Many websites happily adopt the label, such as Christian Geek Central and Geekdom House.
For my part, I’m agnostic about the term “geek.”
Venture Beat‘s Dean Takahashi interviewed Richard Bartle last month about quitting. Bartle, a professor at the University of Essex, studies gaming and the behavior of gamers, and has had a large impact on the science of game design. From “Game academic Richard Bartle investigates why players quit games”:
The ideas are hypothetical at this point, and he jokingly said he thinks others will shoot them down in flames. But Bartle came up with an interesting array of reasons why players quit playing games. Games might be too easy — or too hard. Players might see too many flaws, or they might see a better game come along. They may have failed to engage with an experience because it was boring; it had no story; it was too complicated; or many other reasons. Here are the slides from his talk.

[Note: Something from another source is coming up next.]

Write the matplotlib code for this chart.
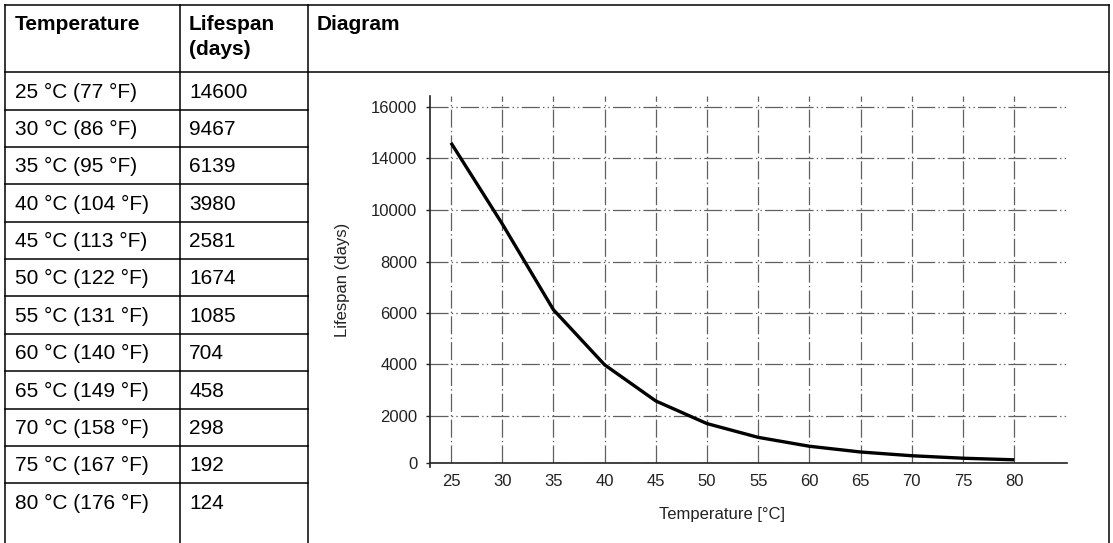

Finally, in the most cyberpunk news you’ll read this month, Wired reports that “Biohackers Encoded Malware in a Strand of DNA”. As with any computer system, inputs to gene sequencing software are an attack vector, and there is definitely a Shadowrun scenario or two in this article:
In new research they plan to present at the USENIX Security conference on Thursday, a group of researchers from the University of Washington has shown for the first time that it’s possible to encode malicious software into physical strands of DNA, so that when a gene sequencer analyzes it the resulting data becomes a program that corrupts gene-sequencing software and takes control of the underlying computer. While that attack is far from practical for any real spy or criminal, it’s one the researchers argue could become more likely over time, as DNA sequencing becomes more commonplace, powerful, and performed by third-party services on sensitive computer systems. And, perhaps more to the point for the cybersecurity community, it also represents an impressive, sci-fi feat of sheer hacker ingenuity.
“We know that if an adversary has control over the data a computer is processing, it can potentially take over that computer,” says Tadayoshi Kohno, the University of Washington computer science professor who led the project, comparing the technique to traditional hacker attacks that package malicious code in web pages or an email attachment. “That means when you’re looking at the security of computational biology systems, you’re not only thinking about the network connectivity and the USB drive and the user at the keyboard but also the information stored in the DNA they’re sequencing. It’s about considering a different class of threat.”